REQUIREMENTS: Reproduce nothing but the lines from the start of the material through the line that includes "return (H - MB - p) / plot_h", both ends included, and omit every picture.

══ STORED DATA ══

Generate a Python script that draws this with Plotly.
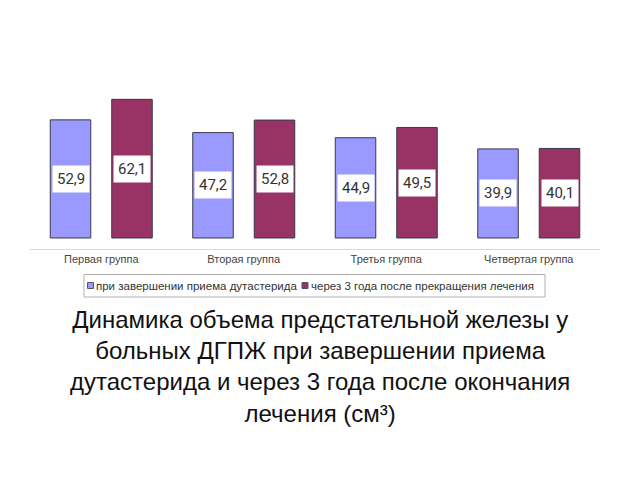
import plotly.graph_objects as go

categories = ["Первая группа", "Вторая группа", "Третья группа", "Четвертая группа"]
series_names = ["при завершении приема дутастерида", "через 3 года после прекращения лечения"]
values_end = [52.9, 47.2, 44.9, 39.9]
values_3y = [62.1, 52.8, 49.5, 40.1]
colors = ["#9999FF", "#993366"]

title_text = ("Динамика объема предстательной железы у<br>"
              "больных ДГПЖ при завершении приема<br>"
              "дутастерида и через 3 года после окончания<br>"
              "лечения (см³)")

W, H = 640, 480
ML, MR, MT, MB = 30, 40, 40, 231
plot_w = W - ML - MR
plot_h = H - MT - MB


def px_x(p):
    return (p - ML) / plot_w


def px_y(p):
    return (H - MB - p) / plot_h


fig = go.Figure()
for name, vals, col in zip(series_names, [values_end, values_3y], colors):
    fig.add_trace(go.Bar(
        x=categories, y=vals, name=name,
        marker=dict(color=col, line=dict(color="#3a3a4a", width=1)),
        hoverinfo="skip", showlegend=False,
    ))

for vals, shift in [(values_end, -30.75), (values_3y, 30.75)]:
    for c, v in zip(categories, vals):
        fig.add_annotation(
            x=c, y=v / 2, xref="x", yref="y", xshift=shift,
            text=f"{v:.1f}".replace(".", ","), showarrow=False,
            bgcolor="white", borderpad=4,
            font=dict(family="Roboto, Arial, sans-serif", size=15, color="#333333"),
        )

# legend box (drawn manually to match the compact original layout)
fig.add_shape(type="rect", xref="paper", yref="paper",
              x0=px_x(84), x1=px_x(545), y0=px_y(297), y1=px_y(274.5),
              line=dict(color="#b0b0b0", width=1), fillcolor="white", layer="below")
legend_items = [(87.5, 94, series_names[0], colors[0]),
                (302, 309, series_names[1], colors[1])]
for sx, tx, name, col in legend_items:
    fig.add_shape(type="rect", xref="paper", yref="paper",
                  x0=px_x(sx), x1=px_x(sx + 6), y0=px_y(288.5), y1=px_y(282.5),
                  line=dict(color="#555566", width=1), fillcolor=col)
    fig.add_annotation(
        x=px_x(tx), y=px_y(285.5), xref="paper", yref="paper",
        xanchor="left", yanchor="middle", text=name, showarrow=False,
        font=dict(family="Arial, Liberation Sans, sans-serif", size=11.5, color="#333333"),
    )

fig.add_annotation(
    x=px_x(320), y=px_y(366),
    xref="paper", yref="paper", xanchor="center", yanchor="middle",
    text=title_text, showarrow=False, align="center",
    font=dict(family="Arial, Liberation Sans, sans-serif", size=24, color="#111111"),
)

fig.update_layout(
    width=W, height=H,
    margin=dict(l=ML, r=MR, t=MT, b=MB),
    paper_bgcolor="white", plot_bgcolor="white",
    barmode="group", bargap=0.137, bargroupgap=0.341,
    showlegend=False,
    xaxis=dict(
        showline=True, linecolor="#d9d9d9", linewidth=1, ticks="",
        tickfont=dict(family="Arial, Liberation Sans, sans-serif", size=11, color="#444444"),
        showgrid=False,
    ),
    yaxis=dict(range=[-4.93, 88.67], visible=False, showgrid=False, zeroline=False),
    font=dict(family="Arial, Liberation Sans, sans-serif"),
)

fig.write_html("out.html")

═══

RESPONSE FOR THIS EXERCISE:
Generate a Python script that draws this with Plotly.
import plotly.graph_objects as go

categories = ["Первая группа", "Вторая группа", "Третья группа", "Четвертая группа"]
series_names = ["при завершении приема дутастерида", "через 3 года после прекращения лечения"]
values_end = [52.9, 47.2, 44.9, 39.9]
values_3y = [62.1, 52.8, 49.5, 40.1]
colors = ["#9999FF", "#993366"]

title_text = ("Динамика объема предстательной железы у<br>"
              "больных ДГПЖ при завершении приема<br>"
              "дутастерида и через 3 года после окончания<br>"
              "лечения (см³)")

W, H = 640, 480
ML, MR, MT, MB = 30, 40, 40, 231
plot_w = W - ML - MR
plot_h = H - MT - MB


def px_x(p):
    return (p - ML) / plot_w


def px_y(p):
    return (H - MB - p) / plot_h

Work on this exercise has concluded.